Now you might think from all of this that I must teach psychology or maybe education. I don't. I have deliberately obscured the fact that I am a physicist, and the concept that was causing these students such difficulty was Newton's Third Law. But I do think that if I am going to be a teacher, of anything, anywhere, it is incumbent on me to shape my instruction according to what is known about human memory, learning and cognitive development. Anything else would be irresponsible. Simply knowing your subject and being a sparkling lecturer is just not sufficient. I know. I started my career doing just that.
I also take issue with previous commenters' assertions that in science students must be sprayed with a deluge of information like a firehose. This is a naive view of scientific epistemology. The central content of science is not facts — it is general laws and associated reasoning patterns, and there aren't very many of them. All the facts that fly by are no more than specific instances of these generalities. If what you learned were the facts, then your science class was a failure. It focused your attention on the wrong things. I will assert my position as a domain expert to claim that the ONLY content of the first semester of introductory physics is Newton's Laws, Work-Energy, Impulse-Momentum, and multiple representation problem solving. Whatever else you may have stuffed your head with was only useless details, from the point of view of a physicist, only opportunities to deploy these general principles.
This is probably the longest comment in the history of blogdom so I'll stop it with the recommendation that every faculty member, no matter what your discipline, should read (at a minimum) Bransford, Brown and Cocking, How People Learn, National Academies Press, 1999. You can buy it a zillion places, but if you want to try before you buy, the entire text is on the National Academies of Science web page. If you want to go beyond the minimum, you should also read the companion book Knowing What Students Know.
I should also say that the lecture can be a quite useful educational tool but only under the right circumstances. If a student has generated a need to know something in response to an ongoing activity, that moment is the right time for a lecture. The right time is NEVER because the faculty member has reached the next atomic unit of content. Further, a lecture can be transformed from a passive to an active experience through the use of the right tools.
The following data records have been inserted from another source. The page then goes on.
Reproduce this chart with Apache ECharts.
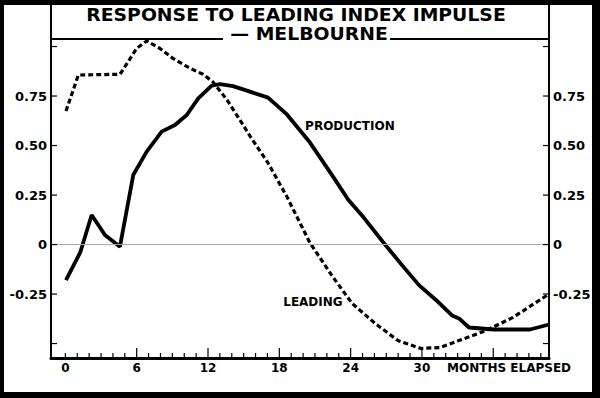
<!DOCTYPE html>
<html>
<head>
<meta charset="utf-8">
<script src="https://cdn.jsdelivr.net/npm/echarts@6/dist/echarts.min.js"></script>
<style>
  html, body { margin: 0; padding: 0; background: #fff; }
  #chart { width: 600px; height: 398px; }
</style>
</head>
<body>
<div id="chart"></div>
<script>
// months elapsed and response values
const prodMonths = [0.05, 1.25, 2.21, 3.33, 4.59, 5.71, 6.84, 8.10, 9.22, 10.21, 11.18, 12.31, 13.01, 14.1, 15.53, 17.05, 18.64, 20.58, 22.52, 23.8, 25.12, 26.72, 28.32, 29.75, 31.18, 32.53, 33.12, 33.96, 36.06, 39.09, 40.69]
const prodValues = [-0.18, -0.04, 0.149, 0.048, -0.011, 0.351, 0.469, 0.57, 0.604, 0.654, 0.738, 0.802, 0.81, 0.80, 0.772, 0.742, 0.657, 0.515, 0.343, 0.226, 0.135, 0.013, -0.104, -0.205, -0.28, -0.358, -0.373, -0.419, -0.429, -0.429, -0.404]

const leadMonths = [0.05, 1.09, 4.59, 5.01, 6.0, 6.84, 7.96, 9.05, 10.48, 11.58, 12.42, 13.6, 14.69, 15.53, 17.05, 18.65, 20.58, 22.52, 24.12, 26.05, 27.98, 29.92, 31.52, 33.1, 35.4, 37.66, 40.69]
const leadValues = [0.674, 0.856, 0.86, 0.898, 0.991, 1.028, 0.99, 0.94, 0.89, 0.86, 0.821, 0.73, 0.629, 0.548, 0.412, 0.24, 0.008, -0.165, -0.297, -0.398, -0.485, -0.525, -0.52, -0.485, -0.434, -0.368, -0.25]

const xLabels = [0, 6, 12, 18, 24, 30]
const xMinorTicks = Array.from({ length: 41 }, (_, i) => i)
const xMajorTicks = [6, 12, 18, 24, 30, 36]
const yTicks = [-0.5, -0.25, 0, 0.25, 0.5, 0.75, 1.0]
const yLabels = [-0.25, 0, 0.25, 0.5, 0.75]
const xName = 'MONTHS ELAPSED'
const xNameAt = 37.33

const FONT = 'DejaVu Sans'
const X_MIN = -1.21, X_MAX = 40.69
const Y_MIN = -0.573, Y_MAX = 1.038

const chart = echarts.init(document.getElementById('chart'), null, { renderer: 'svg' })

const yFmt = v => (Math.abs(v) < 1e-9 ? '0' : v.toFixed(2))

const yAxisBase = pos => ({
  type: 'value',
  position: pos,
  min: Y_MIN,
  max: Y_MAX,
  axisLine: { show: true, onZero: false, lineStyle: { color: '#000', width: 2 } },
  splitLine: { show: false },
  axisTick: { show: false },
  axisLabel: {
    customValues: yLabels,
    formatter: yFmt,
    margin: 4,
    color: '#000',
    fontFamily: FONT,
    fontWeight: 'bold',
    fontSize: 13
  }
})

const markLabel = {
  show: true,
  position: 'inside',
  formatter: '{b}',
  color: '#000',
  fontFamily: FONT,
  fontWeight: 'bold',
  fontSize: 12
}

// tick marks as points [x, y, kind]: kind 0 = x minor, 1 = x major, 2 = y tick (both sides)
const tickData = xMinorTicks.map(m => [m, Y_MIN, xMajorTicks.includes(m) ? 1 : 0])
  .concat(yTicks.map(v => [X_MIN, v, 2]))

function renderTick(params, api) {
  const p = api.coord([api.value(0), api.value(1)])
  const kind = api.value(2)
  const style = { stroke: '#000', lineWidth: 1.2 }
  if (kind === 2) {
    const q = api.coord([X_MAX, api.value(1)])
    return {
      type: 'group',
      children: [
        { type: 'line', shape: { x1: p[0], y1: p[1], x2: p[0] + 6, y2: p[1] }, style },
        { type: 'line', shape: { x1: q[0], y1: q[1], x2: q[0] - 6, y2: q[1] }, style }
      ]
    }
  }
  const len = kind === 1 ? 10 : 5
  return { type: 'line', shape: { x1: p[0], y1: p[1], x2: p[0], y2: p[1] - len }, style }
}

const option = {
  animation: false,
  backgroundColor: '#fff',
  grid: {
    left: 51,
    right: 51,
    top: 39,
    bottom: 40,
    show: true,
    borderColor: '#000',
    borderWidth: 2,
    backgroundColor: 'transparent'
  },
  xAxis: {
    type: 'value',
    position: 'bottom',
    min: X_MIN,
    max: X_MAX,
    axisLine: { show: true, onZero: false, lineStyle: { color: '#000', width: 3 } },
    splitLine: { show: false },
    axisTick: { show: false },
    axisLabel: {
      customValues: xLabels.concat([xNameAt]),
      formatter: v => (v > 35 ? xName : String(v)),
      margin: 4,
      color: '#000',
      fontFamily: FONT,
      fontWeight: 'bold',
      fontSize: 12
    }
  },
  yAxis: [yAxisBase('left'), yAxisBase('right')],
  series: [{
    name: 'ticks',
    type: 'custom',
    silent: true,
    clip: false,
    z: 5,
    encode: { x: 0, y: 1 },
    renderItem: renderTick,
    data: tickData
  }, {
    name: 'PRODUCTION',
    type: 'line',
    showSymbol: false,
    symbol: 'none',
    lineStyle: { color: '#000', width: 3.8 },
    data: prodMonths.map((m, i) => [m, prodValues[i]]),
    markLine: {
      silent: true,
      symbol: 'none',
      label: { show: false },
      lineStyle: { color: '#aaa', width: 1, type: 'solid' },
      data: [{ yAxis: 0 }]
    },
    markPoint: {
      symbol: 'circle',
      symbolSize: 0,
      label: markLabel,
      data: [{ name: 'PRODUCTION', coord: [23.94, 0.598] }]
    }
  }, {
    name: 'LEADING',
    type: 'line',
    showSymbol: false,
    symbol: 'none',
    lineStyle: { color: '#000', width: 3.2, type: [5, 3] },
    data: leadMonths.map((m, i) => [m, leadValues[i]]),
    markPoint: {
      symbol: 'circle',
      symbolSize: 0,
      label: markLabel,
      data: [{ name: 'LEADING', coord: [20.83, -0.29] }]
    }
  }],
  graphic: [
    // outer frame
    { type: 'rect', z: 50, shape: { x: 0, y: 0, width: 4, height: 398 }, style: { fill: '#000' } },
    { type: 'rect', z: 50, shape: { x: 0, y: 0, width: 600, height: 5 }, style: { fill: '#000' } },
    { type: 'rect', z: 50, shape: { x: 592, y: 0, width: 8, height: 398 }, style: { fill: '#000' } },
    { type: 'rect', z: 50, shape: { x: 0, y: 392, width: 600, height: 6 }, style: { fill: '#000' } },
    // title box sides
    { type: 'line', z: 50, shape: { x1: 51, y1: 0, x2: 51, y2: 40 }, style: { stroke: '#000', lineWidth: 2 } },
    { type: 'line', z: 50, shape: { x1: 549, y1: 0, x2: 549, y2: 40 }, style: { stroke: '#000', lineWidth: 2 } },
    // gap in the rule under the subtitle
    { type: 'rect', z: 50, shape: { x: 223, y: 34, width: 167, height: 9 }, style: { fill: '#fff' } },
    {
      type: 'text', z: 60, x: 296, y: 14.5, scaleX: 1.045,
      style: {
        text: 'RESPONSE TO LEADING INDEX IMPULSE',
        align: 'center', verticalAlign: 'middle',
        fill: '#000', font: 'bold 18px "DejaVu Sans"'
      }
    },
    {
      type: 'text', z: 60, x: 309, y: 34, scaleX: 1.045,
      style: {
        text: '— MELBOURNE',
        align: 'center', verticalAlign: 'middle',
        fill: '#000', font: 'bold 18px "DejaVu Sans"'
      }
    }
  ]
}

chart.setOption(option)
</script>
</body>
</html>
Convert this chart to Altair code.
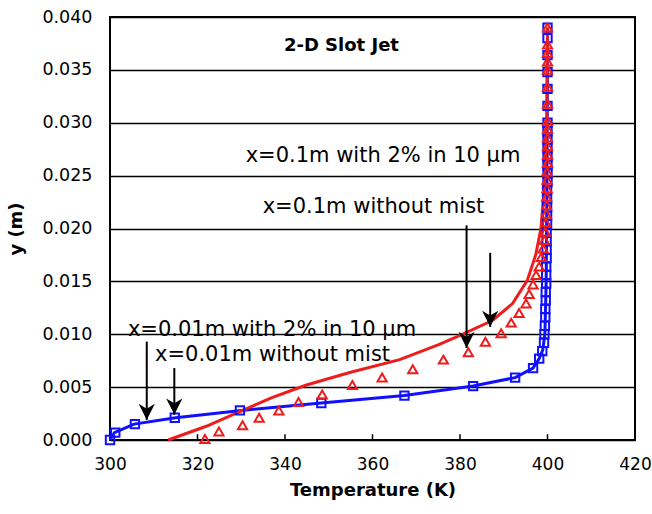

I can create a need to know by deliberately precipitating a failure of expectations. I have many ways of doing this, but they have common features. I can, for example, have my students commit themselves IN WRITING to a predicted outcome of an experiment before I run it, having carefully chosen said experiment knowing that the bulk of newcomers to physics always make the wrong predictions, and that those wrong predictions fall into a few general categories. This is called an interactive demonstration. So when they see a graph that looks different from the one they predicted . . . . that schema is in peril, and I have done my job.